In the meantime, elsewhere in the U.S. Capitol, another hearing was underway that could determine -- for only the next 30 or 40 years or so -- whether American women can hold onto their reproductive rights, whether we're going to remain serious about stopping polluters, and whether big corporations can continue to treat U.S. workers like so much cannon fodder. The confirmation hearing for would-be Supreme Court justice Neil Gorsuch was in reality the biggest thing going down in the U.S. of A. on Monday.

This was no Page A17 story, so why was everyone treating it as such? Especially the Democratic Party -- which is about to blow the chance of a lifetime, a chance to tell America that the people's rights matter more than those of Big Business and billionaire campaign donors.

When did Democrats become the Battered Spouse Party? Why -- after a year of political abuse from Republicans who refused to provide Judge Merrick Garland, one of the most decent jurists ever nominated for the High Court, with so much as a 10-minute hearing -- do the Democrats have no plan for fighting back? When Gorsuch was nominated in late January, I noted the importance of taking a stand against the GOP's shocking breach of its Constitutional responsibility, that what Senate Majority Leader Mitch McConnell and his minions pulled in 2016 was neither normal nor acceptable.

They obviously weren't listening! The ink was barely dry on that piece when my cable TV was flooded with ads from one former lawyer in the Obama administration on what a great guy Gorsuch is; another, who left the Democratic fold to make big bucks representing that same corporations that Gorsuch and his ilk worship, wrote a supportive op-ed in the New York Times. At today's hearing, the conservative appeals court judge even got a friendly introduction from his home state of Colorado's Democratic Sen. Michael Bennet (who swears he's still undecided on his vote...whatevs). Democratic senators facing re-election in 2018 in states that Trump won are said to be petrified about opposing this "nice guy" who surely is that best choice that our bizzaro new president could have offered the nation.

I hate to break it to you, Democratic senators, but Neil Gorsuch is not a nice guy, unless the bar for "nice" has suddenly been lowered to smiling and slowing down to 15 mph while running over pedestrians. Because of what happened last year with the Garland nomination, Democrats should oppose Gorsuch on principle...but it's much more than that. A Supreme Court with Neil Gorsuch on it would be a disaster for the little guy in America.

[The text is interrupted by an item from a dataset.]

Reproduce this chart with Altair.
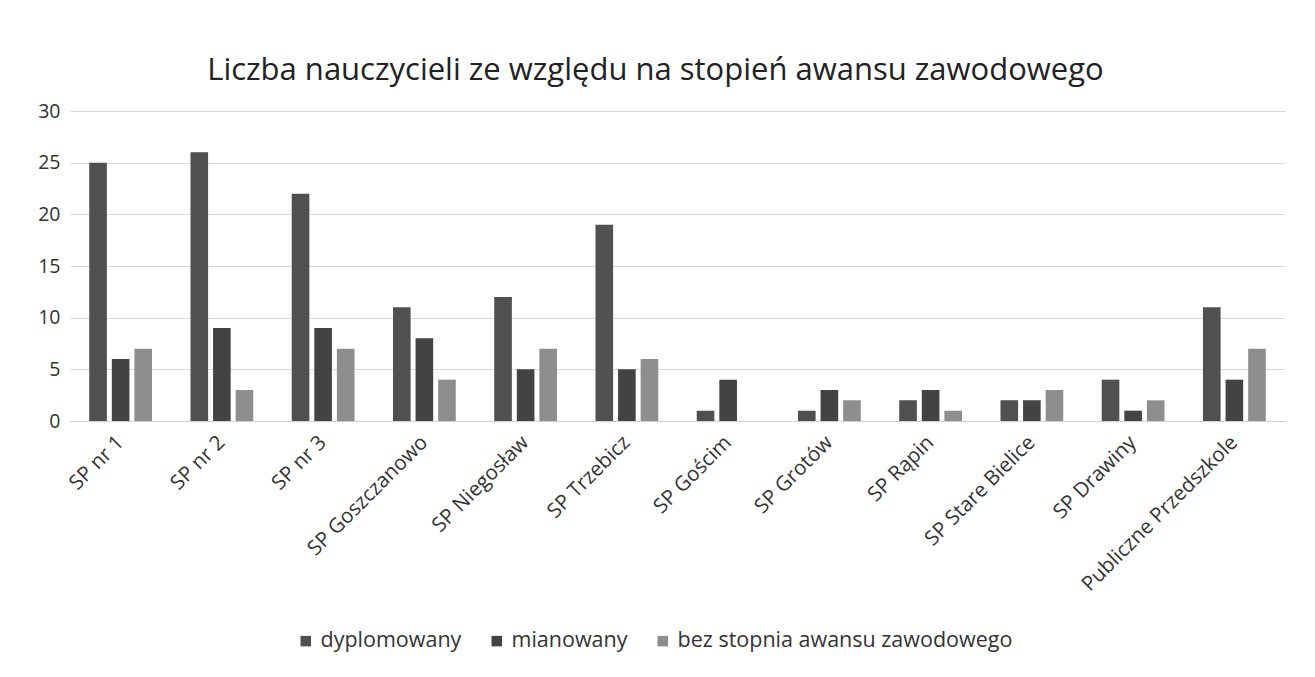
import altair as alt
import pandas as pd

schools = ["SP nr 1", "SP nr 2", "SP nr 3", "SP Goszczanowo", "SP Niegosław",
           "SP Trzebicz", "SP Gościm", "SP Grotów", "SP Rąpin", "SP Stare Bielice",
           "SP Drawiny", "Publiczne Przedszkole"]
series = ["dyplomowany", "mianowany", "bez stopnia awansu zawodowego"]
dyplomowany = [25, 26, 22, 11, 12, 19, 1, 1, 2, 2, 4, 11]
mianowany = [6, 9, 9, 8, 5, 5, 4, 3, 3, 2, 1, 4]
bez_stopnia = [7, 3, 7, 4, 7, 6, 0, 2, 1, 3, 2, 7]
colors = ["#505050", "#434343", "#8e8e8e"]
y_ticks = [0, 5, 10, 15, 20, 25, 30]

rows = []
for s, vals in zip(series, [dyplomowany, mianowany, bez_stopnia]):
    for sc, v in zip(schools, vals):
        rows.append({"szkola": sc, "stopien": s, "liczba": v})
df = pd.DataFrame(rows)

FONT = "Open Sans"

chart = alt.Chart(df).mark_bar().encode(
    x=alt.X("szkola:N", sort=schools, title=None,
            scale=alt.Scale(paddingInner=0.38, paddingOuter=0.19),
            axis=alt.Axis(labelAngle=-45, labelAlign="right", labelBaseline="middle",
                          labelFontSize=20.5, labelColor="#333333", labelFont=FONT,
                          ticks=False, domain=True, domainColor="#d0d0d0",
                          labelPadding=18, labelLimit=400)),
    xOffset=alt.XOffset("stopien:N", sort=series,
                        scale=alt.Scale(paddingInner=0.22, paddingOuter=0)),
    y=alt.Y("liczba:Q", title=None,
            scale=alt.Scale(domain=[0, 30], nice=False),
            axis=alt.Axis(values=y_ticks, labelFontSize=19.5, labelColor="#333333",
                          labelFont=FONT, ticks=False, domain=False,
                          gridColor="#d9d9d9", gridWidth=1, labelPadding=10)),
    color=alt.Color("stopien:N", sort=series,
                    scale=alt.Scale(domain=series, range=colors),
                    legend=alt.Legend(title=None, orient="none", direction="horizontal",
                                      legendX=225, legendY=519,
                                      symbolType="square", symbolSize=110,
                                      symbolStrokeWidth=0,
                                      labelFontSize=21.5, labelFont=FONT,
                                      labelColor="#333333", columnPadding=24,
                                      labelLimit=500)),
).properties(
    width=1215,
    height=310,
    padding={"left": 62, "top": 103, "right": 22, "bottom": 250},
    autosize=alt.AutoSizeParams(type="none"),
    title=alt.TitleParams("Liczba nauczycieli ze względu na stopień awansu zawodowego",
                          fontSize=31, font=FONT, fontWeight="normal",
                          color="#222222", offset=14, dx=-22),
).configure_view(stroke=None)

chart.save("out.html", embed_options={"renderer": "svg", "actions": False})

Ask Alphonse Maddin, a truck driver whose brakes froze in frigid weather, and, after shivering for several hours waiting for a repair truck, abandoned the trailer and drove to a gas station -- a sane decision for which Maddin's employer unceremoniously fired him. Two appeals judges on the 10th Circuit ordered Maddin rehired, while only Gorsuch sided with the corporation. "It might be fair to ask whether TransAm's decision was a wise or kind one," Gorsuch wrote. "But it's not our job to answer questions like that. Our only task is to decide whether the decision was an illegal one."

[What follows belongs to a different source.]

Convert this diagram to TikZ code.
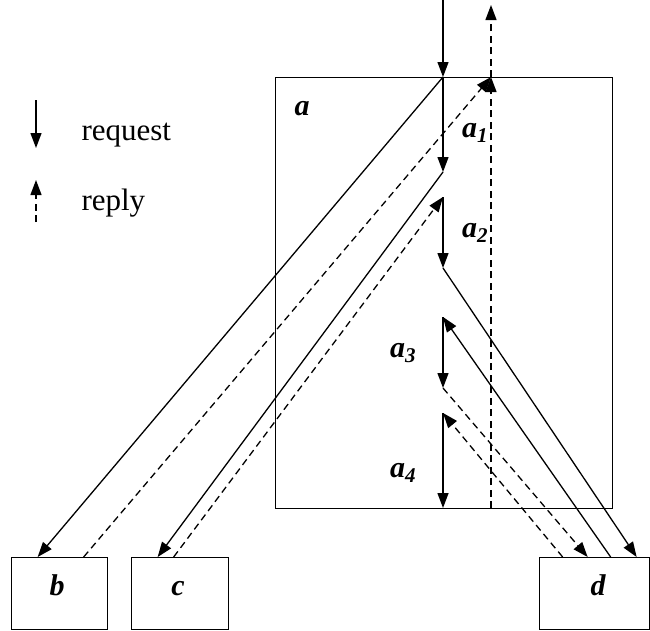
\documentclass[tikz,border=0pt]{standalone}
\usepackage{fontspec}
\setmainfont{Liberation Serif}
\usetikzlibrary{positioning,arrows.meta}

\begin{document}
\begin{tikzpicture}[x=1pt,y=-1pt,
    srv/.style={draw,line width=1.3pt,anchor=north west,inner sep=0pt,
                minimum height=72pt},
    req/.style={-{Triangle[length=15pt,width=11pt]},line width=1.3pt},
    rep/.style={req,dash pattern=on 7pt off 4.5pt},
    lbl/.style={anchor=base,font=\bfseries\itshape\fontsize{30}{32}\selectfont},
    txt/.style={anchor=base west,font=\fontsize{31}{34}\selectfont}
  ]
    \useasboundingbox (0,0) rectangle (650,630);
    % server a and its steps
    \node[draw,line width=1.3pt,anchor=north west,inner sep=0pt,
          minimum width=337pt,minimum height=431pt] (a) at (275,77) {};
    \node[lbl] (la) at (302,115) {a};
    \coordinate (top)  at (443,0);
    \coordinate (out)  at (491,5);
    \coordinate (p0) at (443,77);
    \coordinate (p1) at (443,172);
    \coordinate (p2) at (443,197);
    \coordinate (p3) at (443,268);
    \coordinate (p4) at (443,317);
    \coordinate (p5) at (443,388);
    \coordinate (p6) at (443,413);
    \coordinate (p7) at (443,508);
    \coordinate (q0) at (491,77);
    \coordinate (q7) at (491,508);
    \node[lbl] (l1) at (475,137) {a\textsubscript{1}};
    \node[lbl] (l2) at (475,237) {a\textsubscript{2}};
    \node[lbl] (l3) at (403,357) {a\textsubscript{3}};
    \node[lbl] (l4) at (403,477) {a\textsubscript{4}};
    % servers b, c, d
    \node[srv,minimum width=96pt]  (b) at (11,557)  {};
    \node[srv,minimum width=97pt]  (c) at (131,557) {};
    \node[srv,minimum width=110pt] (d) at (539,557) {};
    \node[lbl] (lb) at (57,595)  {b};
    \node[lbl] (lc) at (178,595) {c};
    \node[lbl] (ld) at (598,595) {d};
    % steps inside a
    \draw[req] (top) -- (p0);
    \draw[req] (p0) -- (p1);
    \draw[req] (p2) -- (p3);
    \draw[req] (p4) -- (p5);
    \draw[req] (p6) -- (p7);
    \draw[rep] (q7) -- (q0);
    \draw[rep] (q0) -- (out);
    % calls out of a
    \draw[req] (p0) -- ([xshift=-22pt]b.north);
    \draw[rep] ([xshift=24pt]b.north) -- (q0);
    \draw[req] (p1) -- ([xshift=-22.5pt]c.north);
    \draw[rep] ([xshift=-6.5pt]c.north) -- (p2);
    \draw[req] (p3) -- ([xshift=42pt]d.north);
    \draw[req] ([xshift=16pt]d.north) -- (p4);
    \draw[rep] (p5) -- ([xshift=-7pt]d.north);
    \draw[rep] ([xshift=-32pt]d.north) -- (p6);
    % legend
    \coordinate (r0) at (36,100);
    \coordinate (r1) at (36,148);
    \coordinate (s0) at (36,222);
    \coordinate (s1) at (36,180);
    \draw[req] (r0) -- (r1);
    \draw[rep] (s0) -- (s1);
    \node[txt] (treq) at (78,140) {request};
    \node[txt] (trep) at (78,210) {reply};
\end{tikzpicture}
\end{document}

It's not a coincidence that in Judge Gorsuch's America, the big corporation is right again and again and again. And Gorsuch has said in the past that he'd likely overturn the so-called Chevron doctrine -- a 1984 court ruling that has given federal regulatory agencies the ability to better regulate pollution from power plants or crooked bankers. He'd make it harder to sue for stock fraud. The electrocuted mining worker? You'll be shocked to learn that Gorsuch sided with the bosses on that one, too.

If you're one of the people who thinks that Big Business just can't get a break in 21st Century America, and that the sharp-right turn toward corporate personhood, including the political big-money bonanza of Citizens United, under the Roberts Court just hasn't gone far-right enough, than Neil Gorsuch is your man. If you care about the rights of everyday workers like Alphonse Maddin, or share the concerns of women that Gorsuch may vote to overturn Roe v. Wade, and if you want to see a level playing field in America for the rest of the first half of this century, then now is the time to fight like hell.

Let's be clear: Neil Gorsuch will be confirmed. He'll either be confirmed with the votes of cowardly, spineless Democrats, or he'll be confirmed when Republicans -- shocked and frustrated by the ferocity of Democratic resistance -- take the so-called "nuclear option" that will end the ability of filibustering a Supreme Court pick.

But if there was ever a time when the notion that a lost cause is the only cause worth fighting for -- the famous dictum from the 1939 movie Mr. Smith Goes to Washington -- was in play, that moment is now. Because if the Democrats don't fight Neil Gorsuch, the truck drivers and the miners and the swindled widows of America will have to wonder if the party will ever fight for them. And it's a damn good question.